The planting beneath and around them should stay simple. Ornamental grasses — Stipa tenuissima, Deschampsia, and Hakonechloa — bring movement and structure year-round. Hardy ferns like Dryopteris and Polystichum fill shadier corners with the forest-floor texture that defines this style. Heather, though a familiar choice, genuinely thrives here, particularly planted around the sauna base in the winter garden.
Lighting, Fire, and Year-Round Use
Scandinavian design is rooted in winter — its creators have spent considerable time working out how to make the darker half of the year liveable outdoors. British garden designers often overlook this, producing gardens that look beautiful in summer and are abandoned by October. A genuinely useful Nordic retreat is designed to carry you through the darker months.
Lighting makes the biggest difference. Warm, amber light only — never cool or bluish. Low bollards along the path from the house to the sauna, uplighting into birch canopies, and LED strips tucked beneath benches make the garden navigable and atmospheric after dark. A few well-placed lanterns with real or convincing flame effects add the flicker a winter garden needs.
Fire is essential. A steel fire bowl, a Corten gas fire pit, or a built-in chiminea near the sauna provides a second heat source and a natural gathering point between sauna sessions. Sitting outside wrapped in a throw by an open fire is central to the experience — nothing else achieves quite the same effect.
Furniture, Textiles, and the Details
Furniture should look chosen piece by piece rather than purchased as a set. A solid-wood bench, a small side table for drinks, and a couple of sheepskins contribute far more to the atmosphere than a matching outdoor sofa arrangement. Everything should feel tactile and robust — the kind of things that could reasonably be left outside under a cover.

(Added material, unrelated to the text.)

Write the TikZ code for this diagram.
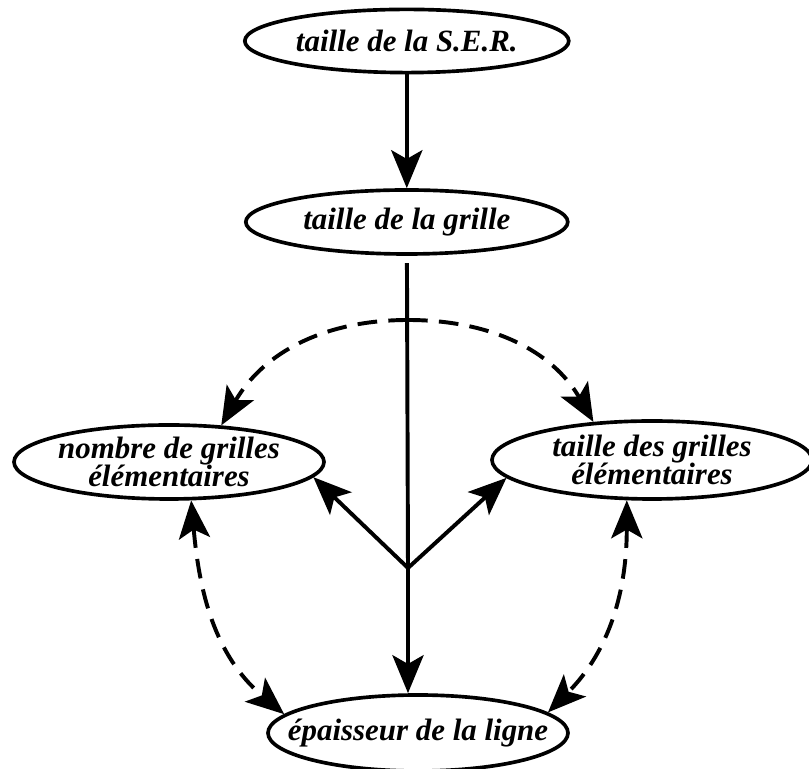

Textiles matter more than most people expect. A stack of folded linen towels, wool throws in warm grey or dark brown, and a sauna hat hanging near the door transform the space from a sauna-plus-garden into a genuine retreat. These are the details that guests notice and photographs capture, and they cost very little compared to the hardscaping.
Bringing It All Together
What makes a Scandinavian-style garden retreat work so well is that everything within it serves one coherent idea. The sauna, the materials, the plants, the lighting, and even the textile details all speak the same quiet language — and the result feels far more considered and peaceful than the sum of its parts.
The temptation in British gardens is always to add more: another feature, another color, another piece of furniture. The Scandinavian approach is the opposite — remove rather than add, and let what remains do more work. Done well, even a small garden with an outdoor sauna at its center can feel like somewhere you'd pay to visit, rather than simply somewhere you live.